Use MemoryTracker if the data is stored in a separate array and you just need to know which indexes to acces.

Use TrackedMemoryManager if you do not allocate data storage yourself.

I see, you present the illusion of having a contiguous block of free space by remapping fragmented space using fieldPtr. I suppose you don’t care about the amortized cost of delete because they’re so few.

I am remapping the free space, not the one being allocated, so that it can be reused. I do not want to move allocated memory, because there may be some pointers/indexes beyond the range of this class, which it cannot control.

Deletion is very simple O(1) operation. It is this compact which is currently very slow, but you don’t have to launch it upon each deletion! You could launch that when you predict a big amout of memory can be saved that way (e.g. r=n/5) (hence, not that few deletions before).
I am sure one could simply apply a O(log(n)) reduction algorithm to do exactly the same work without using atomics.
Total time for d deletions (d<n) would be then dO(1) + (d/r) * O(log(n)) = O(d) + 5(d/n) * O(log(n)) = O(d), so for amortised time for one deletion is still O(1), no matter how many deletions you make.

ignore

I doubted this at 1st, but it seems your analysis is solid. The reason I doubted deletion can be done in O[1] amortized time is because your malloc is O[1] and that seems like having the infeasible data structure that allows O[1] adds and O[1] delete min (hypothetically allows sorting in O[n] time).

Also, I always had the impression C’s malloc/free aren’t both O[1], but since we’re talking about constant sized allocations, it might be easier.

But if you delay compaction so long by making r proportional to n, you will run out of space quickly, unless you allocate more space than you intend to actually use.

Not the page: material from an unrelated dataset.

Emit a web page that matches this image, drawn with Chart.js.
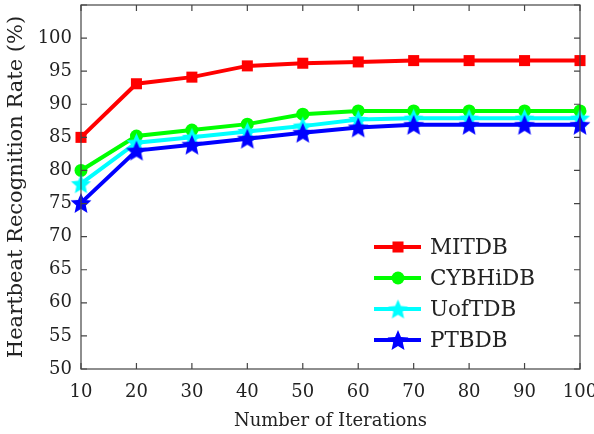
<!DOCTYPE html>
<html>
<head>
<meta charset="utf-8">
<script src="https://cdn.jsdelivr.net/npm/chart.js@4.4.0/dist/chart.umd.min.js"></script>
<style>
  html, body { margin: 0; padding: 0; background: #fff; }
  #wrap { width: 594px; height: 434px; }
</style>
</head>
<body>
<div id="wrap"><canvas id="chart"></canvas></div>
<script>
// Data
const iterations = [10, 20, 30, 40, 50, 60, 70, 80, 90, 100];
const mitdb   = [85.0, 93.1, 94.1, 95.8, 96.2, 96.4, 96.6, 96.6, 96.6, 96.6];
const cybhidb = [80.0, 85.2, 86.1, 87.0, 88.5, 89.0, 89.0, 89.0, 89.0, 89.0];
const uoftdb  = [78.0, 84.2, 85.0, 85.9, 86.7, 87.7, 87.9, 87.9, 87.9, 87.9];
const ptbdb   = [75.1, 83.0, 83.9, 84.8, 85.7, 86.5, 86.9, 86.9, 86.9, 86.9];
const seriesNames = ['MITDB', 'CYBHiDB', 'UofTDB', 'PTBDB'];
const xTicks = [10, 20, 30, 40, 50, 60, 70, 80, 90, 100];
const yTicks = [50, 55, 60, 65, 70, 75, 80, 85, 90, 95, 100, 105];

const FONT = '"DejaVu Serif", serif';
const TEXT = '#222';
const FRAME = '#444';

// filled five point star used as a point style
function makeStar(color, r) {
  const s = Math.ceil(r * 2 + 2);
  const c = document.createElement('canvas');
  c.width = s; c.height = s;
  const g = c.getContext('2d');
  g.beginPath();
  for (let i = 0; i < 10; i++) {
    const rad = i % 2 === 0 ? r : r * 0.46;
    const a = -Math.PI / 2 + i * Math.PI / 5;
    g.lineTo(s / 2 + rad * Math.cos(a), s / 2 + 1 + rad * Math.sin(a));
  }
  g.closePath();
  g.fillStyle = color;
  g.fill();
  return c;
}

function toPoints(values) {
  return iterations.map((x, i) => ({x: x, y: values[i]}));
}

const styles = [
  {color: '#ff0000', pointStyle: 'rect', radius: 7.8},
  {color: '#00ff00', pointStyle: 'circle', radius: 6.5},
  {color: '#00ffff', pointStyle: makeStar('#00ffff', 10.5), radius: 10.5},
  {color: '#0000ff', pointStyle: makeStar('#0000ff', 11), radius: 11}
];

const datasets = [mitdb, cybhidb, uoftdb, ptbdb].map((values, i) => ({
  label: seriesNames[i],
  data: toPoints(values),
  borderColor: styles[i].color,
  backgroundColor: styles[i].color,
  pointBackgroundColor: styles[i].color,
  pointBorderColor: styles[i].color,
  pointBorderWidth: 0,
  pointStyle: styles[i].pointStyle,
  pointRadius: styles[i].radius,
  borderWidth: 4,
  tension: 0,
  clip: 12,
  order: 4 - i
}));

// box round the plot with inward ticks on all four sides
const framePlugin = {
  id: 'frame',
  afterDraw(chart) {
    const {ctx, chartArea: a, scales} = chart;
    ctx.save();
    ctx.strokeStyle = FRAME;
    ctx.lineWidth = 1.2;
    ctx.strokeRect(a.left, a.top, a.right - a.left, a.bottom - a.top);
    ctx.beginPath();
    xTicks.forEach(v => {
      const px = scales.x.getPixelForValue(v);
      ctx.moveTo(px, a.bottom); ctx.lineTo(px, a.bottom - 6);
      ctx.moveTo(px, a.top); ctx.lineTo(px, a.top + 6);
    });
    yTicks.forEach(v => {
      const py = scales.y.getPixelForValue(v);
      ctx.moveTo(a.left, py); ctx.lineTo(a.left + 6, py);
      ctx.moveTo(a.right, py); ctx.lineTo(a.right - 6, py);
    });
    ctx.stroke();
    ctx.restore();
  }
};

// legend drawn inside the plot, line with marker in the middle
const legendPlugin = {
  id: 'insideLegend',
  afterDraw(chart) {
    const {ctx, chartArea: a} = chart;
    const x0 = a.right - 206, x1 = a.right - 159, xm = a.right - 182, xt = a.right - 150;
    const y0 = a.bottom - 122, step = 31;
    ctx.save();
    ctx.font = '21.5px ' + FONT;
    ctx.textBaseline = 'middle';
    chart.data.datasets.forEach((ds, i) => {
      const y = y0 + i * step;
      ctx.strokeStyle = ds.borderColor;
      ctx.lineWidth = 4;
      ctx.beginPath();
      ctx.moveTo(x0, y); ctx.lineTo(x1, y);
      ctx.stroke();
      ctx.fillStyle = ds.borderColor;
      Chart.helpers.drawPoint(ctx, {pointStyle: ds.pointStyle, radius: ds.pointRadius, rotation: 0, borderWidth: 0}, xm, y);
      ctx.fillStyle = TEXT;
      ctx.fillText(ds.label, xt, y + 1);
    });
    ctx.restore();
  }
};

document.addEventListener('DOMContentLoaded', function () {
  if (typeof Chart === 'undefined') {
    console.error('Chart.js is not loaded');
    return;
  }
  new Chart(document.getElementById('chart'), {
    type: 'line',
    data: {datasets: datasets},
    options: {
      responsive: true,
      maintainAspectRatio: false,
      animation: false,
      layout: {autoPadding: false, padding: {top: 5, right: 14, left: 0, bottom: 0}},
      plugins: {
        legend: {display: false},
        tooltip: {enabled: false}
      },
      scales: {
        x: {
          type: 'linear',
          min: 10, max: 100,
          afterBuildTicks: s => { s.ticks = xTicks.map(v => ({value: v})); },
          afterFit: s => { s.height = 65; s.paddingLeft = 0; s.paddingRight = 0; },
          grid: {display: false, drawTicks: false},
          border: {display: false},
          ticks: {color: TEXT, padding: 13, maxRotation: 0, font: {family: FONT, size: 18}},
          title: {display: true, text: 'Number of Iterations', color: TEXT,
                  padding: {top: 0, bottom: 2}, font: {family: FONT, size: 18}}
        },
        y: {
          min: 50, max: 105,
          afterBuildTicks: s => { s.ticks = yTicks.map(v => ({value: v})); },
          afterFit: s => { s.width = 81; s.paddingTop = 0; s.paddingBottom = 0; },
          grid: {display: false, drawTicks: false},
          border: {display: false},
          ticks: {color: TEXT, padding: 9, font: {family: FONT, size: 18},
                  callback: v => (v > 100 ? '' : v)},
          title: {display: true, text: 'Heartbeat Recognition Rate (%)', color: TEXT,
                  padding: {top: 4, bottom: 0}, font: {family: FONT, size: 21}}
        }
      }
    },
    plugins: [framePlugin, legendPlugin]
  });
});
</script>
</body>
</html>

So you’re making a space, time trade-off.

Reduction has O[n] work, not O[log[N]]. Having #processors = #elements isn’t practical.

Maybe, but my structure does not guarantee that add_block() will return a consecutive portion of memory. malloc, realloc, free are much harder to implement.

I stand corrected. Fortunately it won’t change my result :)

Of course. Memory is “cheaper” than time.

Usually, in dynamic problems I don’t know exactly how much n will be anyway I have to preallocate a bit more than some guessed value. In worst case scenario, I can issue the compaction when memory is full.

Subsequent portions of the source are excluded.